Your objective: Give the number of lines that include the word "seaborn", nothing more.

## BEGIN

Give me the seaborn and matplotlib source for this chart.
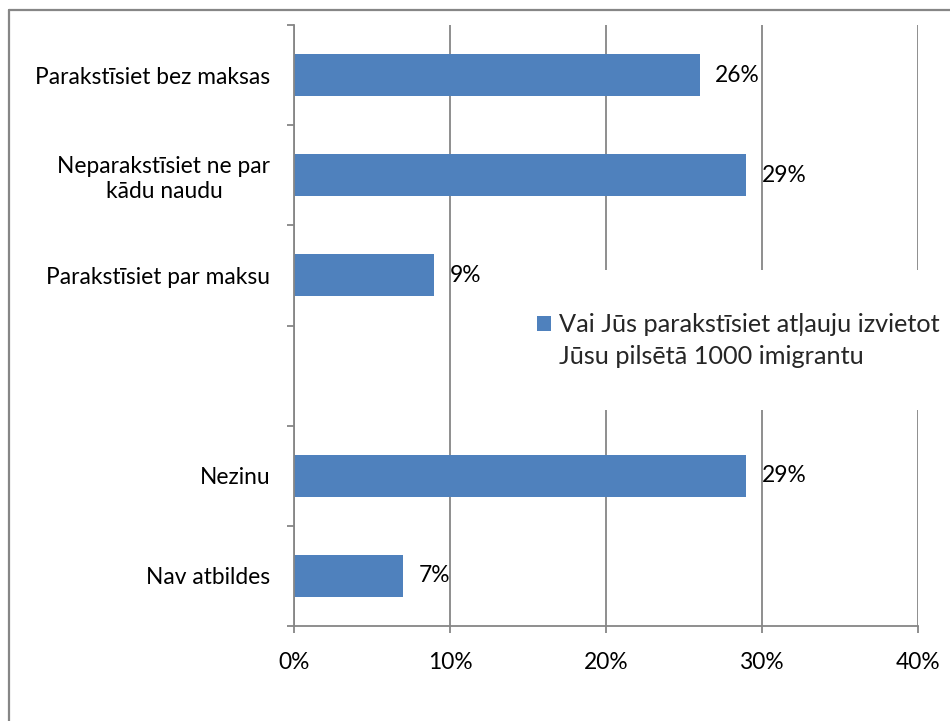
import matplotlib
matplotlib.use("Agg")
import matplotlib.pyplot as plt
from matplotlib.patches import Rectangle
from matplotlib.lines import Line2D
from matplotlib.ticker import FixedLocator, PercentFormatter
import seaborn as sns
import pandas as pd

categories = ["Parakstīsiet bez maksas", "Neparakstīsiet ne par\nkādu naudu",
              "Parakstīsiet par maksu", " ", "Nezinu", "Nav atbildes"]
values = [26, 29, 9, None, 29, 7]
series_name = "Vai Jūs parakstīsiet atļauju izvietot\nJūsu pilsētā 1000 imigrantu"
x_ticks = [0, 10, 20, 30, 40]

BAR = "#4F81BD"
GRID = "#868686"
FONT = ["Lato", "DejaVu Sans"]
FS = 16.4
LEG_FS = 18.2

sns.set_theme(style="white")
plt.rcParams["font.family"] = FONT

df = pd.DataFrame({"cat": categories, "val": values, "series": series_name})
df_plot = df.dropna(subset=["val"])

fig = plt.figure(figsize=(9.5, 7.21), dpi=100)
ax = fig.add_axes([294/950, 1-626/721, (918-294)/950, (626-25)/721])

sns.barplot(data=df_plot, x="val", y="cat", hue="series", order=categories,
            palette=[BAR], orient="h", width=0.42, ax=ax, legend=True,
            saturation=1, edgecolor="none")

ax.set_xlim(0, 40)
ax.set_ylim(len(categories)-0.5, -0.5)
ax.set_xlabel("")
ax.set_ylabel("")

ax.xaxis.set_major_locator(FixedLocator(x_ticks))
ax.xaxis.set_major_formatter(PercentFormatter(decimals=0))
ax.grid(axis="x", color=GRID, linewidth=1.3)
ax.set_axisbelow(True)

for s in ["top", "right"]:
    ax.spines[s].set_visible(False)
for s in ["left", "bottom"]:
    ax.spines[s].set_color(GRID)
    ax.spines[s].set_linewidth(1.3)

ax.tick_params(axis="x", which="major", direction="out", length=5, width=1.3,
               color=GRID, labelsize=FS, pad=14, bottom=True, labelcolor="black")
ax.tick_params(axis="y", which="major", length=0, pad=17, labelsize=FS,
               labelcolor="black")
ax.yaxis.set_minor_locator(FixedLocator([i - 0.5 for i in range(len(categories)+1)]))
ax.tick_params(axis="y", which="minor", direction="out", length=5, width=1.3,
               color=GRID, left=True)
for lab in ax.get_yticklabels():
    lab.set_multialignment("center")

for cont in ax.containers:
    ax.bar_label(cont, labels=[f"{v:.0f}%" for v in cont.datavalues],
                 padding=11, fontsize=FS, color="black")

# white area behind the legend (hides gridlines like the original)
ax.add_patch(Rectangle((525/950, 1-410/721), (950-525)/950, (410-270)/721,
                       transform=fig.transFigure, facecolor="white",
                       edgecolor="none", zorder=1.5, clip_on=False))

LS = 1.45
leg = ax.legend(loc="upper left", bbox_to_anchor=(527/950, 1-303/721),
                bbox_transform=fig.transFigure, frameon=False, fontsize=LEG_FS,
                handlelength=0.56, handleheight=0.56, handletextpad=0.3,
                borderaxespad=0, labelspacing=0.3)
for t in leg.get_texts():
    t.set_linespacing(LS)
# put the legend marker next to the first line of the label
for h in leg.legend_handles:
    h.set_y(h.get_y() + LS * LEG_FS - 14)

# outer chart frame (top and left edges visible)
fig.add_artist(Line2D([9/950, 9/950], [0, 1-10/721], transform=fig.transFigure,
                      color=GRID, linewidth=1.6))
fig.add_artist(Line2D([9/950, 1], [1-10/721, 1-10/721], transform=fig.transFigure,
                      color=GRID, linewidth=1.6))

fig.savefig("out.png", dpi=100)
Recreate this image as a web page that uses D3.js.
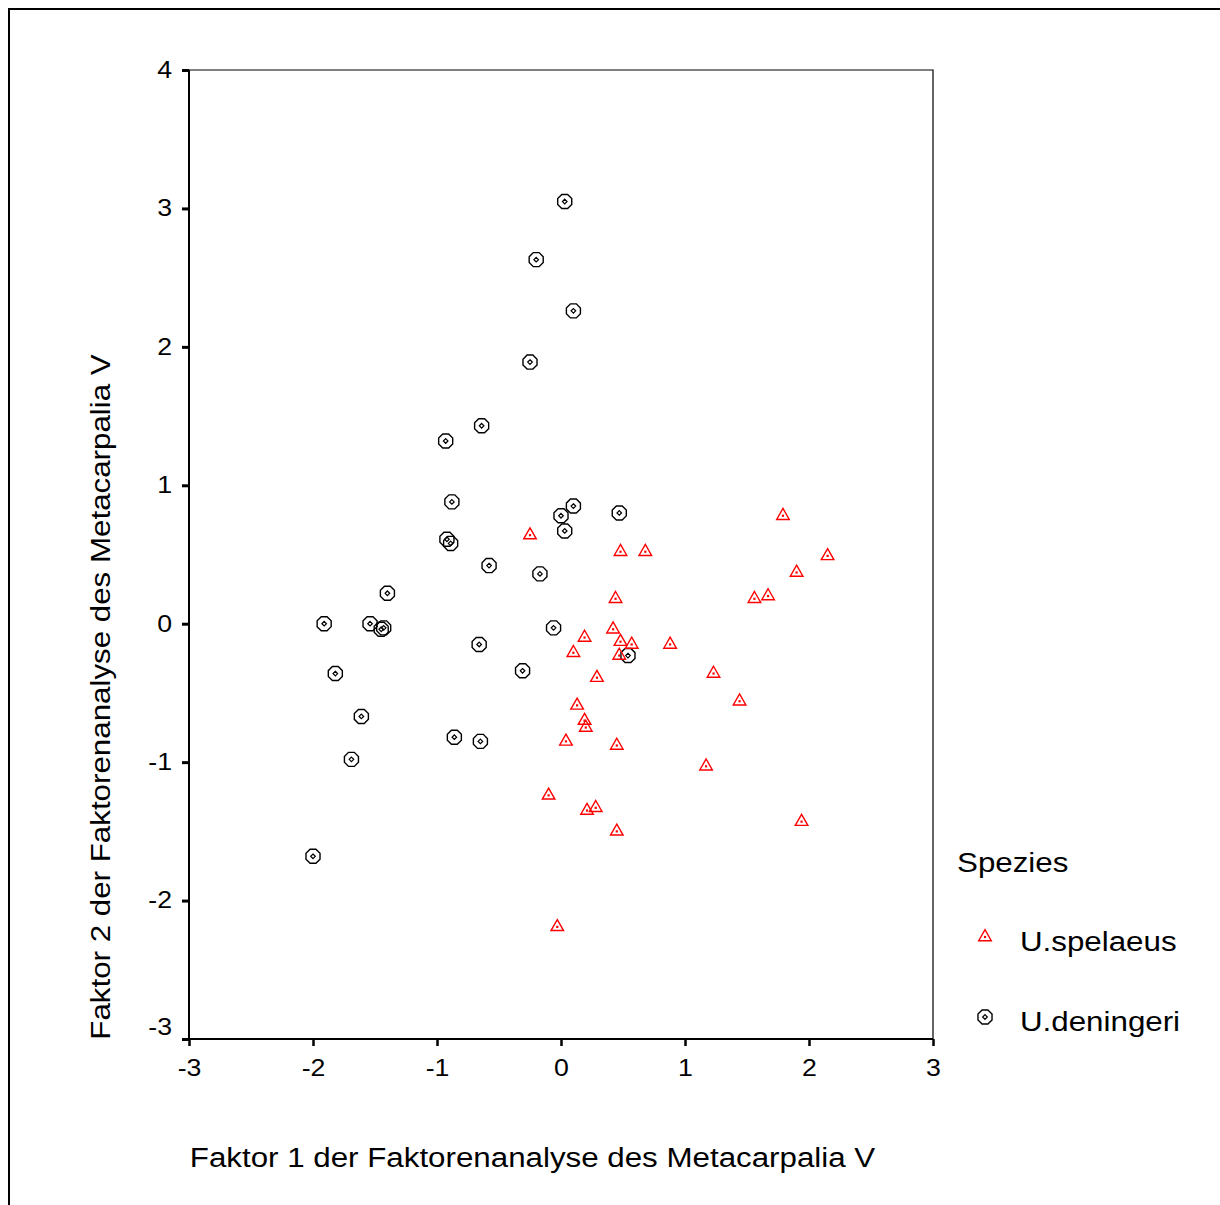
<!DOCTYPE html>
<html>
<head>
  <meta charset="utf-8">
  <style>
    body { margin: 0; background: #fff; }
    svg text { font-family: Arial, "Liberation Sans", sans-serif; fill: #000; }
    .tick-label { font-size: 23px; }
    .axis-title { font-size: 27px; }
    .legend-text { font-size: 27px; }
  </style>
  <script src="https://d3js.org/d3.v7.min.js"></script>
</head>
<body>
<div id="chart"></div>
<script>
  // Faktor 1 / Faktor 2 scores
  var spelaeusX = [-0.25, 0.48, 0.68, 1.79, 2.15, 1.90, 1.56, 1.67, 0.44, 0.42, 0.19, 0.48, 0.57, 0.88, 0.10, 0.47,
                   0.29, 1.23, 1.44, 0.13, 0.19, 0.20, 0.04, 0.45, 1.17, -0.10, 0.21, 0.28, 0.45, 1.94, -0.03];
  var spelaeusY = [0.64, 0.52, 0.52, 0.78, 0.49, 0.37, 0.18, 0.20, 0.18, -0.04, -0.10, -0.13, -0.15, -0.15, -0.21, -0.23,
                   -0.39, -0.36, -0.56, -0.59, -0.70, -0.75, -0.85, -0.88, -1.03, -1.24, -1.35, -1.33, -1.50, -1.43, -2.19];

  var deningeriX = [0.03, -0.20, 0.10, -0.25, -0.64, -0.93, -0.88, 0.10, 0.47, 0.00, 0.03, -0.92, -0.89, -0.58, -0.17,
                    -1.40, -1.91, -1.54, -1.45, -1.43, -0.06, -0.66, 0.54, -0.31, -1.82, -1.61, -0.86, -0.65, -1.69, -2.00];
  var deningeriY = [3.05, 2.63, 2.26, 1.89, 1.43, 1.32, 0.88, 0.85, 0.80, 0.78, 0.67, 0.61, 0.58, 0.42, 0.36,
                    0.22, 0.00, 0.00, -0.04, -0.03, -0.03, -0.15, -0.23, -0.34, -0.36, -0.67, -0.82, -0.85, -0.98, -1.68];

  var xTicks = [-3, -2, -1, 0, 1, 2, 3];
  var yTicks = [-3, -2, -1, 0, 1, 2, 3, 4];
  var groups = ["U.spelaeus", "U.deningeri"];
  var xTitle = "Faktor 1 der Faktorenanalyse des Metacarpalia V";
  var yTitle = "Faktor 2 der Faktorenanalyse des Metacarpalia V";

  var width = 1220, height = 1205;
  var plot = { left: 189, right: 933, top: 70, bottom: 1039 };
  var stretch = 1.16; // the original font is wider than Arial

  var svg = d3.select("#chart").append("svg")
    .attr("width", width)
    .attr("height", height);

  // outer frame (only top and left show in the crop)
  svg.append("path")
    .attr("d", "M9,1205 V9 H1220")
    .attr("fill", "none")
    .attr("stroke", "#000")
    .attr("stroke-width", 2);

  var x = d3.scaleLinear().domain([-3, 3]).range([plot.left, plot.right]);
  var y = d3.scaleLinear().domain([-3, 4]).range([plot.bottom, plot.top]);

  // top and right of the plot box
  svg.append("path")
    .attr("d", "M" + plot.left + "," + plot.top + " H" + plot.right + " V" + plot.bottom)
    .attr("fill", "none")
    .attr("stroke", "#000")
    .attr("stroke-width", 1.2);

  var fmt = function (d) { return String(d); };

  var xAxis = svg.append("g")
    .attr("transform", "translate(0," + plot.bottom + ")")
    .call(d3.axisBottom(x).tickValues(xTicks).tickSize(7).tickPadding(14).tickFormat(fmt));
  xAxis.select(".domain").attr("stroke-width", 2).attr("d", "M" + plot.left + ",0H" + plot.right);
  xAxis.selectAll(".tick line").attr("stroke-width", 2.5);
  xAxis.selectAll(".tick text")
    .attr("class", "tick-label").attr("font-family", null).attr("font-size", null)
    .attr("transform", "scale(" + stretch + ",1)")
    .attr("dy", "0.71em");

  var yAxis = svg.append("g")
    .attr("transform", "translate(" + plot.left + ",0)")
    .call(d3.axisLeft(y).tickValues(yTicks).tickSize(7).tickPadding(10).tickFormat(fmt));
  yAxis.select(".domain").attr("stroke-width", 2).attr("d", "M0," + plot.bottom + "V" + plot.top);
  yAxis.selectAll(".tick line").attr("stroke-width", 3);
  yAxis.selectAll(".tick text")
    .attr("class", "tick-label").attr("font-family", null).attr("font-size", null)
    .attr("x", -17 / stretch)
    .attr("y", function (d) { return d === -3 ? -12 : 0; })
    .attr("transform", "scale(" + stretch + ",1)");

  // marker shapes
  var triPath = "M0,-7.3 L6.3,3.7 L-6.3,3.7 Z";
  var octagon = d3.range(8).map(function (i) {
    var a = Math.PI / 8 + i * Math.PI / 4;
    return [7.6 * Math.cos(a), 7.6 * Math.sin(a)];
  });
  var octPath = "M" + octagon.join("L") + "Z";
  var diamond = "M0,-2.3 L2.3,0 L0,2.3 L-2.3,0 Z";

  function drawTriangle(g) {
    g.append("path").attr("d", triPath).attr("fill", "none").attr("stroke", "#ff0000").attr("stroke-width", 1.4);
    g.append("rect").attr("x", -1.1).attr("y", -1.1).attr("width", 2.2).attr("height", 2.2).attr("fill", "#ff0000");
  }
  function drawCircle(g) {
    g.append("path").attr("d", octPath).attr("fill", "none").attr("stroke", "#000").attr("stroke-width", 1.4);
    g.append("path").attr("d", diamond).attr("fill", "none").attr("stroke", "#000").attr("stroke-width", 1.2);
  }

  var spelaeus = spelaeusX.map(function (v, i) { return { x: v, y: spelaeusY[i] }; });
  var deningeri = deningeriX.map(function (v, i) { return { x: v, y: deningeriY[i] }; });

  svg.append("g").selectAll("g")
    .data(deningeri)
    .enter().append("g")
    .attr("transform", function (d) { return "translate(" + x(d.x) + "," + y(d.y) + ")"; })
    .each(function () { drawCircle(d3.select(this)); });

  svg.append("g").selectAll("g")
    .data(spelaeus)
    .enter().append("g")
    .attr("transform", function (d) { return "translate(" + x(d.x) + "," + y(d.y) + ")"; })
    .each(function () { drawTriangle(d3.select(this)); });

  // axis titles
  svg.append("text")
    .attr("class", "axis-title")
    .attr("transform", "translate(" + ((plot.left + 876) / 2) + ",1167) scale(" + stretch + ",1)")
    .attr("text-anchor", "middle")
    .text(xTitle);

  svg.append("text")
    .attr("class", "axis-title")
    .attr("transform", "translate(110,697) rotate(-90) scale(" + stretch + ",1)")
    .attr("text-anchor", "middle")
    .text(yTitle);

  // legend
  var legend = svg.append("g");
  legend.append("text").attr("class", "legend-text")
    .attr("transform", "translate(957,872) scale(" + stretch + ",1)")
    .text("Spezies");
  var items = legend.selectAll(".item")
    .data(groups)
    .enter().append("g")
    .attr("class", "item")
    .attr("transform", function (d, i) { return "translate(985," + (937 + i * 80) + ")"; });
  items.each(function (d, i) {
    if (i === 0) drawTriangle(d3.select(this));
    else drawCircle(d3.select(this));
  });
  items.append("text")
    .attr("class", "legend-text")
    .attr("transform", "translate(35,14) scale(" + stretch + ",1)")
    .text(function (d) { return d; });
</script>
</body>
</html>
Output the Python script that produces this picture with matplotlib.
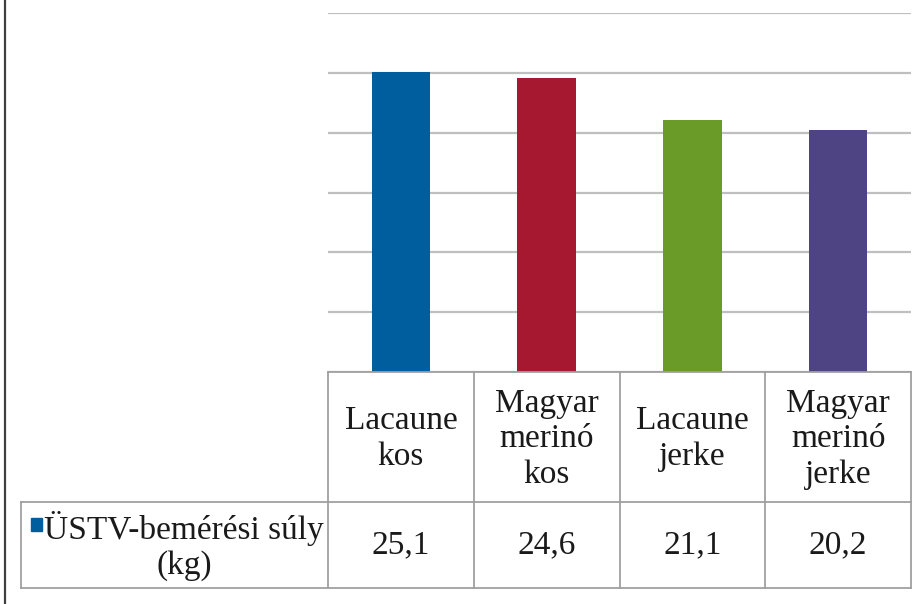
import matplotlib
matplotlib.use("Agg")
import matplotlib.pyplot as plt
from matplotlib.patches import Rectangle

categories = ["Lacaune\nkos", "Magyar\nmerinó\nkos", "Lacaune\njerke", "Magyar\nmerinó\njerke"]
values = [25.1, 24.6, 21.1, 20.2]
value_labels = ["25,1", "24,6", "21,1", "20,2"]
series_name = "ÜSTV-bemérési súly\n(kg)"
colors = ["#005E9E", "#A5182F", "#6A9A28", "#4E4383"]

W, H = 922, 604
fig = plt.figure(figsize=(W / 100, H / 100), dpi=100)
font = "Liberation Serif"
fs = 24
tcol = "#1a1a1a"

ax = fig.add_axes([328 / W, 1 - 372 / H, 583 / W, 359 / H])
x = list(range(len(values)))
ax.bar(x, values, width=0.4, color=colors, zorder=3)
ax.set_xlim(-0.5, len(values) - 0.5)
ax.set_ylim(0, 30)
ax.set_yticks([0, 5, 10, 15, 20, 25, 30])
ax.yaxis.grid(True, color="#BFBFBF", linewidth=1.6, zorder=0)
ax.tick_params(left=False, bottom=False, labelleft=False, labelbottom=False)
for s in ax.spines.values():
    s.set_visible(False)

ov = fig.add_axes([0, 0, 1, 1], zorder=5)
ov.set_xlim(0, W)
ov.set_ylim(H, 0)
ov.axis("off")
ov.patch.set_alpha(0)

fig.canvas.draw()
def px(xd):
    return ax.transData.transform((xd, 0))[0]

bounds = [px(i - 0.5) for i in range(len(values) + 1)]
centers = [px(i) for i in x]

lc = "#A0A0A0"
lw = 1.3
y_top, y_mid, y_bot = 372, 502, 588
x_leg = 21
# outer left frame line
ov.plot([5, 5], [0, H], color="#404040", lw=1.6, solid_capstyle="butt")
# table lines
ov.plot([bounds[0], bounds[-1]], [y_top, y_top], color=lc, lw=lw)
ov.plot([x_leg, bounds[-1]], [y_mid, y_mid], color=lc, lw=lw)
ov.plot([x_leg, bounds[-1]], [y_bot, y_bot], color=lc, lw=lw)
ov.plot([x_leg, x_leg], [y_mid, y_bot], color=lc, lw=lw)
for b in bounds:
    ov.plot([b, b], [y_top, y_bot], color=lc, lw=lw)

for c, cat, lab in zip(centers, categories, value_labels):
    ov.text(c, (y_top + y_mid) / 2 + 2, cat, ha="center", va="center",
            family=font, fontsize=fs, color=tcol, linespacing=1.22)
    ov.text(c, (y_mid + y_bot) / 2, lab, ha="center", va="center",
            family=font, fontsize=fs, color=tcol)

ov.text(184, (y_mid + y_bot) / 2 + 1, series_name, ha="center", va="center",
        family=font, fontsize=fs, color=tcol, linespacing=1.22,
        multialignment="center")
ov.add_patch(Rectangle((31, 518), 11, 13, color=colors[0]))

fig.savefig("out.png", dpi=100)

## END

Problem solution: 2